Était-il raisonnable de nous proposer, il y a quelques semaines, la « règle d'or » des finances publiques, pour faire aujourd'hui l'impasse sur près de 2 milliards d'euros ? Il y a des circonstances, monsieur le ministre, où l'obligation d'assumer l'État doit l'emporter sur les considérations d'idéologie et de clientèle. On ne peut en effet manquer de s'interroger sur la portée des mesures de compensation que vous proposez. Les plus sérieuses sont, sans nul doute, celles portant sur les donations, mais nombre d'orateurs ont déjà souligné les effets aléatoires de l'augmentation du délai de rappel, même si un amendement du rapporteur général tend à les lisser.
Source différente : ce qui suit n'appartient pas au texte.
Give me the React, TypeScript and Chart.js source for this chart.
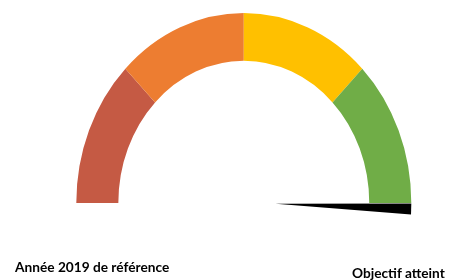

Pour le reste, vous proposez diverses mesures de caractère relativement exotique, au rendement plus qu'incertain. C'est vrai de l'exit tax, excellente dans son principe, mais qui comporte de nombreux éléments de fuite. C'est vrai de la taxation des résidences secondaires des non-résidents, dont l'eurocompatibilité reste incertaine. C'est plus vrai encore de l'imposition des trusts, également excellente dans son principe, mais le problème, en ce domaine, est d'abord celui de l'accès aux informations. On nous a beaucoup entretenus, depuis deux ans, de la signature de conventions avec certaines juridictions jusqu'alors non coopératives. Or le récent rapport du forum financier et d'échange d'informations de l'OCDE montre que, malgré ces conventions, les pratiques de secret et d'opacité perdurent, notamment de la part de la Suisse et de Singapour qui, dans leurs régions du monde respectives, dictent largement le comportement des autres juridictions du même type.
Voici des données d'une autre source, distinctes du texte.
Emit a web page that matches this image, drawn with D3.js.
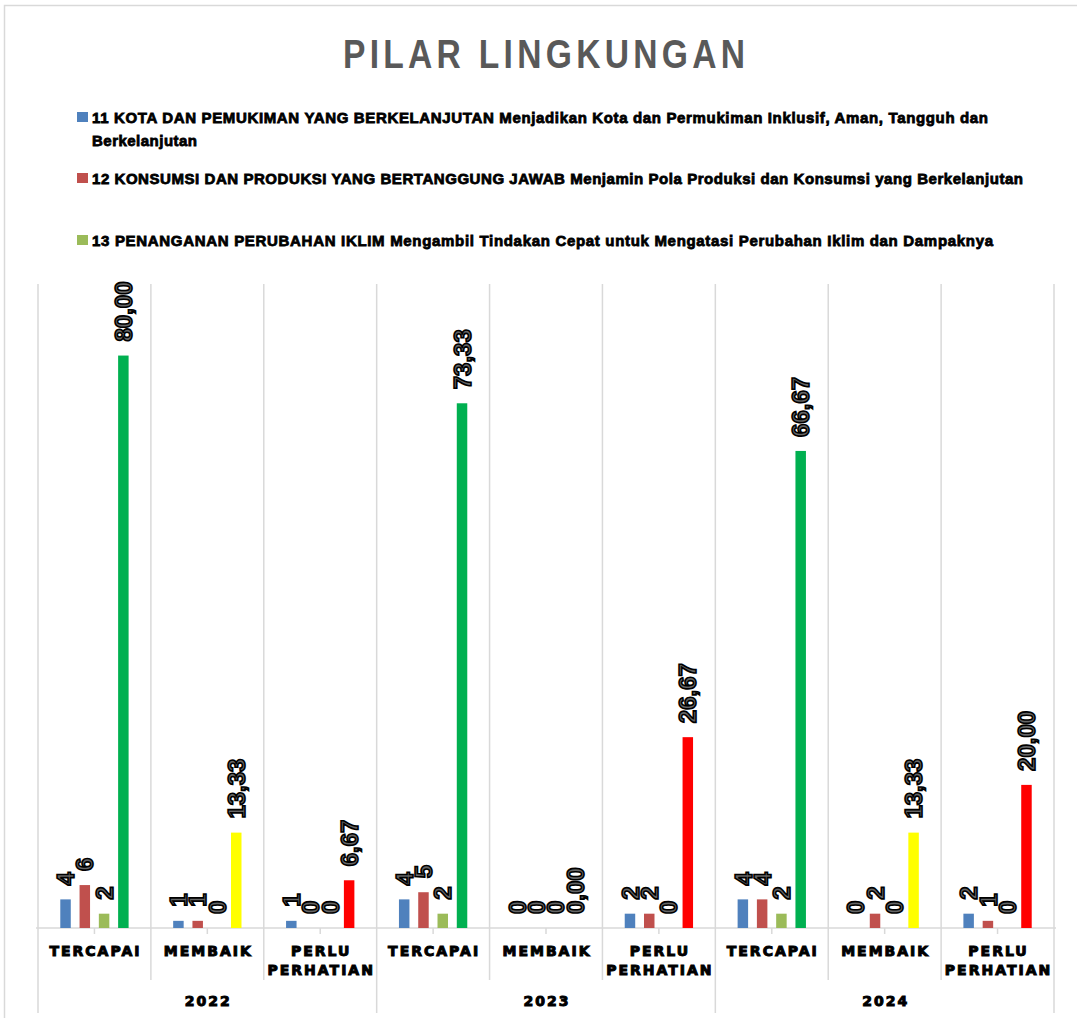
<!DOCTYPE html>
<html>
<head>
<meta charset="utf-8">
<script src="https://cdn.jsdelivr.net/npm/d3@7"></script>
<style>
  html, body { margin: 0; padding: 0; background: #fff; }
  svg { display: block; }
</style>
</head>
<body>
<svg id="chart" width="1077" height="1018"></svg>
<script>
// ---------- DATA ----------
const years = ["2022", "2023", "2024"];
const statuses = ["TERCAPAI", "MEMBAIK", "PERLU PERHATIAN"];
const sdg11 = [4, 1, 1, 4, 0, 2, 4, 0, 2];
const sdg12 = [6, 1, 0, 5, 0, 2, 4, 2, 1];
const sdg13 = [2, 0, 0, 2, 0, 0, 2, 0, 0];
const persen = [80.00, 13.33, 6.67, 73.33, 0.00, 26.67, 66.67, 13.33, 20.00];
const legendLabels = [
  ["11 KOTA DAN PEMUKIMAN YANG BERKELANJUTAN Menjadikan Kota dan Permukiman Inklusif, Aman, Tangguh dan", "Berkelanjutan"],
  ["12 KONSUMSI DAN PRODUKSI YANG BERTANGGUNG JAWAB Menjamin Pola Produksi dan Konsumsi yang Berkelanjutan"],
  ["13 PENANGANAN PERUBAHAN IKLIM Mengambil Tindakan Cepat untuk Mengatasi Perubahan Iklim dan Dampaknya"]
];
const titleText = "PILAR LINGKUNGAN";

// ---------- STYLE ----------
const seriesColors = ["#4f81bd", "#c0504d", "#9bbb59"];
const statusColors = { "TERCAPAI": "#00b050", "MEMBAIK": "#ffff00", "PERLU PERHATIAN": "#ff0000" };
const gridColor = "#d9d9d9";

const svg = d3.select("#chart");

// outer chart border
svg.append("rect").attr("x", 4.5).attr("y", 5.5).attr("width", 1200).attr("height", 1200)
  .attr("fill", "none").attr("stroke", gridColor).attr("stroke-width", 1.5);

// title (narrow, tall letters with generous spacing)
svg.append("text")
  .attr("transform", "translate(343,68) scale(0.82,1)")
  .attr("textLength", 402 / 0.82).attr("lengthAdjust", "spacing")
  .style("font-family", "'Liberation Sans', Arial, sans-serif")
  .style("font-size", "41px").style("font-weight", "bold")
  .attr("fill", "#595959")
  .text(titleText);

// legend
const legendRows = [{ y: 123, w: [896, 105] }, { y: 184, w: [931] }, { y: 246, w: [901] }];
legendLabels.forEach((lines, i) => {
  const g = svg.append("g");
  g.append("rect").attr("x", 77).attr("y", legendRows[i].y - 11).attr("width", 11).attr("height", 10)
    .attr("fill", seriesColors[i]);
  lines.forEach((ln, j) => {
    g.append("text")
      .attr("x", 92).attr("y", legendRows[i].y + j * 23)
      .attr("textLength", legendRows[i].w[j]).attr("lengthAdjust", "spacing")
      .style("font-family", "'Liberation Sans', Arial, sans-serif")
      .style("font-size", "15px").style("font-weight", "bold")
      .attr("fill", "#000").attr("stroke", "#000").attr("stroke-width", 0.8)
      .text(ln);
  });
});

// ---------- SCALES ----------
const cats = [];
years.forEach(y => statuses.forEach(s => cats.push({ year: y, status: s })));
const catIdx = cats.map((d, i) => i);

const x0 = d3.scaleBand().domain(catIdx).range([38, 1054]).paddingInner(0).paddingOuter(0);
const seriesKeys = ["s11", "s12", "s13", "pct"];
const x1 = d3.scaleBand().domain(seriesKeys).range([0, x0.bandwidth()])
  .paddingInner(0.456).paddingOuter(1.156);
const y = d3.scaleLinear().domain([0, 90]).range([928, 284]);

// gridlines (vertical at category boundaries)
const boundaries = d3.range(cats.length + 1).map(i => i < cats.length ? x0(i) : x0(cats.length - 1) + x0.bandwidth());
svg.append("g").selectAll("line").data(boundaries).join("line")
  .attr("x1", d => d).attr("x2", d => d)
  .attr("y1", y(90))
  .attr("y2", (d, i) => (i % 3 === 0) ? 1013 : 980)
  .attr("stroke", gridColor).attr("stroke-width", 1.5);

// category axis
svg.append("line").attr("x1", 36).attr("x2", 1056).attr("y1", y(0)).attr("y2", y(0))
  .attr("stroke", gridColor).attr("stroke-width", 1.5);
svg.append("g").selectAll("line").data(catIdx).join("line")
  .attr("x1", d => x0(d) + x0.bandwidth() / 2).attr("x2", d => x0(d) + x0.bandwidth() / 2)
  .attr("y1", y(0)).attr("y2", y(0) + 6)
  .attr("stroke", gridColor).attr("stroke-width", 1.5);

// ---------- BARS ----------
const rows = cats.map((c, i) => ({
  i, status: c.status,
  vals: [
    { key: "s11", v: sdg11[i], color: seriesColors[0], fmt: d3.format("d") },
    { key: "s12", v: sdg12[i], color: seriesColors[1], fmt: d3.format("d") },
    { key: "s13", v: sdg13[i], color: seriesColors[2], fmt: d3.format("d") },
    { key: "pct", v: persen[i], color: statusColors[c.status], fmt: v => d3.format(".2f")(v).replace(".", ",") }
  ]
}));

const catG = svg.append("g").selectAll("g").data(rows).join("g")
  .attr("transform", d => `translate(${x0(d.i)},0)`);

catG.selectAll("rect").data(d => d.vals).join("rect")
  .attr("x", d => x1(d.key)).attr("width", x1.bandwidth())
  .attr("y", d => y(d.v)).attr("height", d => y(0) - y(d.v))
  .attr("fill", d => d.color);

// data labels (rotated)
catG.selectAll("text.lbl").data(d => d.vals).join("text")
  .attr("class", "lbl")
  .attr("transform", d => `translate(${x1(d.key) + x1.bandwidth() / 2},${y(d.v) - 14}) rotate(-90)`)
  .attr("dy", "0.36em")
  .style("font-family", "'Liberation Sans', Arial, sans-serif")
  .style("font-size", "24px").style("font-weight", "bold")
  .attr("fill", "#666").attr("stroke", "#000").attr("stroke-width", 1.6)
  .text(d => d.fmt(d.v));

// category labels
const labFont = "'DejaVu Sans', sans-serif";
catG.each(function(d) {
  const g = d3.select(this);
  const words = d.status === "PERLU PERHATIAN" ? ["PERLU", "PERHATIAN"] : [d.status];
  words.forEach((w, j) => {
    g.append("text")
      .attr("x", x0.bandwidth() / 2 + 1).attr("y", 955.5 + j * 19)
      .attr("text-anchor", "middle")
      .style("font-family", labFont).style("font-size", "14px").style("font-weight", "bold")
      .style("letter-spacing", "2px")
      .attr("fill", "#000").attr("stroke", "#000").attr("stroke-width", 1)
      .text(w);
  });
});

// year labels
svg.append("g").selectAll("text").data(years).join("text")
  .attr("x", (d, i) => (x0(i * 3) + x0(i * 3 + 2) + x0.bandwidth()) / 2 + 1)
  .attr("y", 1005.5)
  .attr("text-anchor", "middle")
  .style("font-family", labFont).style("font-size", "14px").style("font-weight", "bold")
  .style("letter-spacing", "2px")
  .attr("fill", "#000").attr("stroke", "#000").attr("stroke-width", 1)
  .text(d => d);
</script>
</body>
</html>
On doit enfin regretter que le débat sur l'imposition du patrimoine ait été limité au seul diptyque bouclier fiscal-ISF. Le rapporteur général a lui-même proposé de renforcer l'imposition des produits d'assurance-vie transmis au décès du souscripteur, en le limitant malheureusement aux très grosses successions. Nous sommes très loin du milliard d'euros de recettes initialement envisagé par le groupe de travail qui s'est penché sur ce dossier. Or il est clair que nous ne pouvons pas continuer à privilégier de façon excessive ce type de placement, même s'il rencontre, c'est vrai, la faveur d'un très grand nombre de nos compatriotes. Nous devons lancer une réflexion visant à le faire contribuer à l'effort global, à remédier à un certain nombre de failles, notamment celles qui profitent aux résidents fiscaux étrangers, et à mieux orienter les sommes placées.

Telles sont les raisons, monsieur le ministre, pour lesquelles je me prononcerai contre cette réforme. (Applaudissements sur plusieurs bancs du groupe SRC.)

(M. Marc Le Fur remplace M. Jean-Pierre Balligand au fauteuil de la présidence.)